_Your goal_. Repeat, please, only the lines from the top of the data down to the line with "const yTicks = [-25, -20, -15, -10, -5, 0];"; include both of those lines.

_Recorded data_.

* * * * * * *

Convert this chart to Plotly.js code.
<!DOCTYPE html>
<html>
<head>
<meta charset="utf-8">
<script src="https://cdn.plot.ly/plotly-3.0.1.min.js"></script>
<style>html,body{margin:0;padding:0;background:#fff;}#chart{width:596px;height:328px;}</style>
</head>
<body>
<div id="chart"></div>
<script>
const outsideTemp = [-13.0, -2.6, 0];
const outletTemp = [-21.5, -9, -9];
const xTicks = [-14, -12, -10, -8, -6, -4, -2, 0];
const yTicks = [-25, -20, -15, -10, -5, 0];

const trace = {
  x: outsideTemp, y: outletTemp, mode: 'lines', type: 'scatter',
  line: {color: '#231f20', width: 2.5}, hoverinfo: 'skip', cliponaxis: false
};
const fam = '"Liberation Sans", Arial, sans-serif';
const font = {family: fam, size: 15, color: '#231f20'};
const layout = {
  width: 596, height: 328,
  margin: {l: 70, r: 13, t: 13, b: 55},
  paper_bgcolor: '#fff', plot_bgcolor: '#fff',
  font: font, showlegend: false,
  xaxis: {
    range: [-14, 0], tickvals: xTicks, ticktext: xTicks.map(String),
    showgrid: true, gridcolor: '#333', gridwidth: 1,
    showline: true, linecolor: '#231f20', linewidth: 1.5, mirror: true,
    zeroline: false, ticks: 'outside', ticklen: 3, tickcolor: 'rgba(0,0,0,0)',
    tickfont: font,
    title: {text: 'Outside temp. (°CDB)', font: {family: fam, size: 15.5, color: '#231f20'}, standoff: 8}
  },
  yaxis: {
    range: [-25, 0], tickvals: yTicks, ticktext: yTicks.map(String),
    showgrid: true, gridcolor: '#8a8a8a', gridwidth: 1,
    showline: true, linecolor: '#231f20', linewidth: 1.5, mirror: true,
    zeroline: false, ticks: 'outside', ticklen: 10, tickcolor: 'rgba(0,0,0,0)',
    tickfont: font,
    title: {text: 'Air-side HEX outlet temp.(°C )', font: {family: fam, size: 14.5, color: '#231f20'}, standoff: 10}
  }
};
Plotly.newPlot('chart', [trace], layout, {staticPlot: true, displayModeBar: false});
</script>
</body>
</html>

* * * * * * *

_Solution to this exercise_.
Convert this chart to Plotly.js code.
<!DOCTYPE html>
<html>
<head>
<meta charset="utf-8">
<script src="https://cdn.plot.ly/plotly-3.0.1.min.js"></script>
<style>html,body{margin:0;padding:0;background:#fff;}#chart{width:596px;height:328px;}</style>
</head>
<body>
<div id="chart"></div>
<script>
const outsideTemp = [-13.0, -2.6, 0];
const outletTemp = [-21.5, -9, -9];
const xTicks = [-14, -12, -10, -8, -6, -4, -2, 0];
const yTicks = [-25, -20, -15, -10, -5, 0];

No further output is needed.